EXERCISE INPUT >>
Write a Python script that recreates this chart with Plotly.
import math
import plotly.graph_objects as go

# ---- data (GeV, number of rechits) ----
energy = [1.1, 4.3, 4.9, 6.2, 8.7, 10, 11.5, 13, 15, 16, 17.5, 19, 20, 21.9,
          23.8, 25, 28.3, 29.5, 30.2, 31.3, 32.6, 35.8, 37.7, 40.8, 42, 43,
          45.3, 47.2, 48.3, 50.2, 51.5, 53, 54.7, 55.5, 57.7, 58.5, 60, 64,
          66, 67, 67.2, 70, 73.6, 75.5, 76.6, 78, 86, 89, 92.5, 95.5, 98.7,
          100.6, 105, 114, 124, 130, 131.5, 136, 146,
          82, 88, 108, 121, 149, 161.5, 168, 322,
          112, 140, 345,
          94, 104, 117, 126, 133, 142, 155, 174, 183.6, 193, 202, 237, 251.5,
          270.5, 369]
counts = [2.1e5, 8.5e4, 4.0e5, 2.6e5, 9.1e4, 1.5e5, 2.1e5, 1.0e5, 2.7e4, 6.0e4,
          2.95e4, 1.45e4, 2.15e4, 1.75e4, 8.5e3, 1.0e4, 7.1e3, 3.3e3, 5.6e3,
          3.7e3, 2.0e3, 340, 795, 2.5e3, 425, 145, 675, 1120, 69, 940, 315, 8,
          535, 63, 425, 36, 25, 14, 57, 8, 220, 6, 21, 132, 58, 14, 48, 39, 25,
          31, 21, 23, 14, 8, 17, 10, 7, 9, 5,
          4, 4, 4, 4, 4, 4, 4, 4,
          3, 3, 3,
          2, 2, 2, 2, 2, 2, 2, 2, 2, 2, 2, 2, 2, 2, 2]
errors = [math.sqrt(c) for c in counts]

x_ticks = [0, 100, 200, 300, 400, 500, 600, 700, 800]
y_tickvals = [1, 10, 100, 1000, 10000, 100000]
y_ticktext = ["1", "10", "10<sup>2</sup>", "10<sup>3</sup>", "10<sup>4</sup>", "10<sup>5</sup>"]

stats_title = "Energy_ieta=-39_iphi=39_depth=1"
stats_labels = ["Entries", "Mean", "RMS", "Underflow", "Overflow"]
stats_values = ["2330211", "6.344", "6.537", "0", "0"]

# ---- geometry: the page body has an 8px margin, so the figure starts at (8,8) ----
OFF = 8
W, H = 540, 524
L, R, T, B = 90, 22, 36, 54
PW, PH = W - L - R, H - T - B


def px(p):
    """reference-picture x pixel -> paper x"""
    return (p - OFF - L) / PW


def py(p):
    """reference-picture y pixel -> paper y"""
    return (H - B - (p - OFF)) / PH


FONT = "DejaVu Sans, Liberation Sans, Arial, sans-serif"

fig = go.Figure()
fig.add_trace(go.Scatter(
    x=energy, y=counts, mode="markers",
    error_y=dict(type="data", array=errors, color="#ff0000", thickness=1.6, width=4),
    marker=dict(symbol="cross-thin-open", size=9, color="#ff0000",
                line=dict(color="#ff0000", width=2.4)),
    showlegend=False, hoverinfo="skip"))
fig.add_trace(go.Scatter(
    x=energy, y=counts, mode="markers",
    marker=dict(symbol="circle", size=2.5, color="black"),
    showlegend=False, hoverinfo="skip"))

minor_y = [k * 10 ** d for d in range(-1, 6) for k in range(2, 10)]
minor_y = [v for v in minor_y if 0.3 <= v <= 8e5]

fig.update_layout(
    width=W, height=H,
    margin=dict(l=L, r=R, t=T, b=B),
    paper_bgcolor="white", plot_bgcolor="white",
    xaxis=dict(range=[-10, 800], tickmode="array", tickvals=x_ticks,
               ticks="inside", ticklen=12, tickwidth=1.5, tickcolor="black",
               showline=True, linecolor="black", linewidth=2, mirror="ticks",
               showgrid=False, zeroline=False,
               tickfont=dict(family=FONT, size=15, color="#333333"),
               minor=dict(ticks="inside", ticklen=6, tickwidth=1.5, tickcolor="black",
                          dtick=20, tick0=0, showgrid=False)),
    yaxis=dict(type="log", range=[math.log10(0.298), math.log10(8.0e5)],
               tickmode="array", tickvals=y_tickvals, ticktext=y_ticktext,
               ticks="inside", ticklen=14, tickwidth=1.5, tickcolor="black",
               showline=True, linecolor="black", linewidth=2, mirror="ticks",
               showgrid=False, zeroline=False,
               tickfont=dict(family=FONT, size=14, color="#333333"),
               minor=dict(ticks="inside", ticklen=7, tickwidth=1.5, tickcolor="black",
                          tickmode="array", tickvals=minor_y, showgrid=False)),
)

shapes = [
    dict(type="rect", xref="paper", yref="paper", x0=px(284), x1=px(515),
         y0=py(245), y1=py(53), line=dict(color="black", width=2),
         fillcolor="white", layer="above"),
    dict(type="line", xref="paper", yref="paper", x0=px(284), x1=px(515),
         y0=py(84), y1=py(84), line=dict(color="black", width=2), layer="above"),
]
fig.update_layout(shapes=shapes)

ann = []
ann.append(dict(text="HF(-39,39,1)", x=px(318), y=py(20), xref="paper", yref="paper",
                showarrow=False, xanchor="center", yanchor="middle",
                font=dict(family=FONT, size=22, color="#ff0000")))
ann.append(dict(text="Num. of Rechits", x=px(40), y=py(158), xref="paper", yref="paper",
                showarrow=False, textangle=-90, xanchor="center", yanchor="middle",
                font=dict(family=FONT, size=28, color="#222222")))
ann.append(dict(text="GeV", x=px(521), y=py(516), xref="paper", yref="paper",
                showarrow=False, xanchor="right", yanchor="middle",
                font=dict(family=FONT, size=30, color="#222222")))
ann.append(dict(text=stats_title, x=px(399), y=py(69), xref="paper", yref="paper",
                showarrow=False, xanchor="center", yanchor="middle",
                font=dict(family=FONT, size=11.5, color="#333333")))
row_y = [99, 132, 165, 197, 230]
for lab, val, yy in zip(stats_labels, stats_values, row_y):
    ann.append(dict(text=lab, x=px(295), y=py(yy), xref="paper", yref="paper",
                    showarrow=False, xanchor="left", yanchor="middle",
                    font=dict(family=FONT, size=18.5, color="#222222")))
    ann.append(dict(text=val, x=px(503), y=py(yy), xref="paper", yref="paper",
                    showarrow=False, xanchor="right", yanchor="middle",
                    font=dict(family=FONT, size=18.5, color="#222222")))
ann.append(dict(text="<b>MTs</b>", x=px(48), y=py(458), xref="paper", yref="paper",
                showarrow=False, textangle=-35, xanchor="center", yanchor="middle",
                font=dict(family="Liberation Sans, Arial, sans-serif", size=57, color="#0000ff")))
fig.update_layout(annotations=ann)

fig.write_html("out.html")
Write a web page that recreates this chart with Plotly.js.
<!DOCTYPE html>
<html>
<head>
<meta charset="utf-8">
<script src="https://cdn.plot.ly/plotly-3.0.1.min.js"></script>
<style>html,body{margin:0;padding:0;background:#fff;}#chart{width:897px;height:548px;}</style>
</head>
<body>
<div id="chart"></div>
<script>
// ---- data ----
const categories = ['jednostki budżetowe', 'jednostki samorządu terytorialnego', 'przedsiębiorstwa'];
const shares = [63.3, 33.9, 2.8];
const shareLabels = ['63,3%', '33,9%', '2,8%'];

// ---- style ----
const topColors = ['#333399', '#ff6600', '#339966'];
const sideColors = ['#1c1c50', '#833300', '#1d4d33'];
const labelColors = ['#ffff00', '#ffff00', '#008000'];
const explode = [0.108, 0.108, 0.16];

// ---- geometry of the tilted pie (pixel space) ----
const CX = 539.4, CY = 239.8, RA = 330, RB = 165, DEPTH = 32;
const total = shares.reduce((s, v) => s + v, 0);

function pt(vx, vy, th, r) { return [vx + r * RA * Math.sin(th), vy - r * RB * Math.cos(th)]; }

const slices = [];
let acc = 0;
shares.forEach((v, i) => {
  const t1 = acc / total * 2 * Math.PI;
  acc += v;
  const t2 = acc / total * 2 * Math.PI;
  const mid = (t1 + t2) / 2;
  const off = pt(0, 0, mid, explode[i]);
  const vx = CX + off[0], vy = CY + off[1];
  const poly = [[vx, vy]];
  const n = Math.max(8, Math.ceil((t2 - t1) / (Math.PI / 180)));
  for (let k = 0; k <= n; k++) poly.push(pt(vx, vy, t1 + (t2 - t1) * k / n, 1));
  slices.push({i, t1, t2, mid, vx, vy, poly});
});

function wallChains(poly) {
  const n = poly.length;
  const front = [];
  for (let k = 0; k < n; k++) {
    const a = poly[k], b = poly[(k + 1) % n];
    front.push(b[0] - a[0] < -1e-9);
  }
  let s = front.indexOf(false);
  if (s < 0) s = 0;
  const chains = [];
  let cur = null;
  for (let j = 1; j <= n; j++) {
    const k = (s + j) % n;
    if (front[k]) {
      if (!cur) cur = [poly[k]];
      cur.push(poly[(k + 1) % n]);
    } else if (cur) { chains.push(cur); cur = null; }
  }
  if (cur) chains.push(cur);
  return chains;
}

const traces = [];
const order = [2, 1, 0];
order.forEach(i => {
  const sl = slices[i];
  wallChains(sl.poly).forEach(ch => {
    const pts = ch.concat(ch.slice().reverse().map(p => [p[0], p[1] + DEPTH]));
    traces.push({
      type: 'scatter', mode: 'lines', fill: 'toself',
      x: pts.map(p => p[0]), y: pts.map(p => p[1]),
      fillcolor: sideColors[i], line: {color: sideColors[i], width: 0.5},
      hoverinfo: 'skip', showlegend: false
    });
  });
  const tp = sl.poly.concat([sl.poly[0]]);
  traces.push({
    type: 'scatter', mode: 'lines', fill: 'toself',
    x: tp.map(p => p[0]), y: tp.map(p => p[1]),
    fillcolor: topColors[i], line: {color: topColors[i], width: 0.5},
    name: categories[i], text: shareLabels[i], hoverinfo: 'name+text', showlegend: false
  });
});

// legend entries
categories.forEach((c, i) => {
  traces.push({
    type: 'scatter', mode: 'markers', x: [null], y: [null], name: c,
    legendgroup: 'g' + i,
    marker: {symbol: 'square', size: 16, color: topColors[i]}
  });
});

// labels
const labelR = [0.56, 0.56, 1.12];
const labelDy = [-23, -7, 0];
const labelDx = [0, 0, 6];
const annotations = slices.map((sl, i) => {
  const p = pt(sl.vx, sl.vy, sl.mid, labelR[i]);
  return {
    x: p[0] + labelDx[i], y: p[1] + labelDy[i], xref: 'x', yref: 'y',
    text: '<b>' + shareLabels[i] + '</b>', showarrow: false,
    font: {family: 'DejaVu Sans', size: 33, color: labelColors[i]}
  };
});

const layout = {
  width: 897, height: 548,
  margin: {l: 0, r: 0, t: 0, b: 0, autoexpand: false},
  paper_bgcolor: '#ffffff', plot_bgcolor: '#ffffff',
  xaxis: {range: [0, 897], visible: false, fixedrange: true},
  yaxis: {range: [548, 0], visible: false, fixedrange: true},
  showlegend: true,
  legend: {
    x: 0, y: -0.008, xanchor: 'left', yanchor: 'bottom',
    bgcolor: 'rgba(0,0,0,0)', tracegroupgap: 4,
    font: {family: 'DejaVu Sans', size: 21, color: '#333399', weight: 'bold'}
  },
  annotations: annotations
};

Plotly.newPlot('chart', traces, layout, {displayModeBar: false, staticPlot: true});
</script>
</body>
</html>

THE TASK >> Copy every line from the records above that contains the word "with".

REPLY TO THE EXERCISE >>
Write a Python script that recreates this chart with Plotly.
Write a web page that recreates this chart with Plotly.js.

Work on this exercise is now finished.